The rocky trail ascends from the parking lot and into the chaotic rock piles that cascade in every direction. Early on, I can’t help but touch a piece of shiny obsidian on the side of the trail; it’s warm, but not hot, in the summer sun—and is impossibly smooth. I may be surrounded by jagged edges and sharp corners, but there’s something comforting about that softness.
The further I hike into the lava flow, the more the surrounding forests of the caldera retreat into the background; after a few twists and turns, I leave Earth behind for another planet entirely.
Along the way, a few stray pines fight to grow between and above the jumble of rocks. Signs of life are few and far between out here, and I admire the trees’ moxie.
A handful of interpretive panels explain how to spot the difference between pumice and obsidian, detail the many ways humans have used these rocks for millennia, and describe how various flora and fauna make it work in this inhospitable environment—including lacy lichen, the aforementioned pine trees, and thousands of frogs that will migrate through the lava flow later this summer.

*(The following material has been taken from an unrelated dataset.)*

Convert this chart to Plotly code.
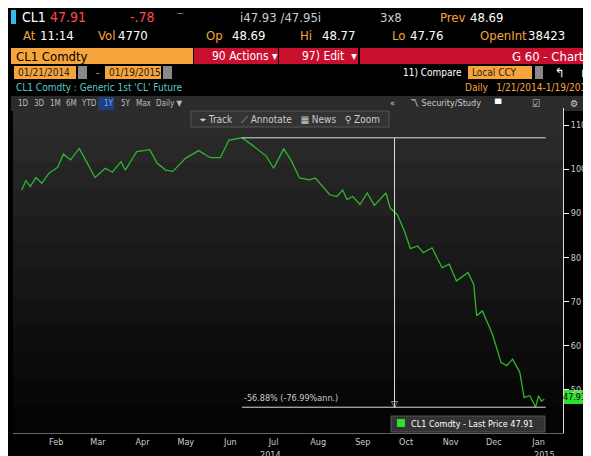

Eventually, I arrive at a wooden bench in the shadow of a pine whose crown appears to have been ravaged and ripped apart. This bench probably enjoyed its fair share of shade back in the day—but is fully exposed without the cover of the damaged tree.
No matter. I plop down, take a few swigs of water, and try to make sense of my surroundings.
The occasional piece of obsidian shimmers under the summer sun. A gentle breeze dances through the treetop behind me. Only the deep blue hue of Paulina Lake, off in the distance, breaks up the monochromatic feast for the eyes.
Growing up, I knew of volcanoes as far-off hazards and icons of my imagination. Lava raced down their slopes in Hawaii. Mount Vesuvius famously leveled Pompeii some 2,000 years ago. The angsty Mount Doom erupted only after the One Ring had been destroyed near the end of the Third Age.
But this? This is something else entirely. I never put “hiking through a lava flow” on my bucket list, simply because I never thought it possible—especially in my home state.
I try to take it all in and bottle this sense of surprise, but nothing about the craggy blanket around me seems possible. The waterfalls of the Columbia River Gorge, snow-capped summit of Mount Hood, and the Willamette Valley’s vineyards? Those seem possible. Those at least seem real.
But the hard-edged, glassy expanse of the Big Obsidian Flow is expanding my definition of what Oregon looks like—and what the “outdoors” has to mean. It’s showing how much more I have to learn about this beautiful state. Above all else: It’s not just possible, it’s real.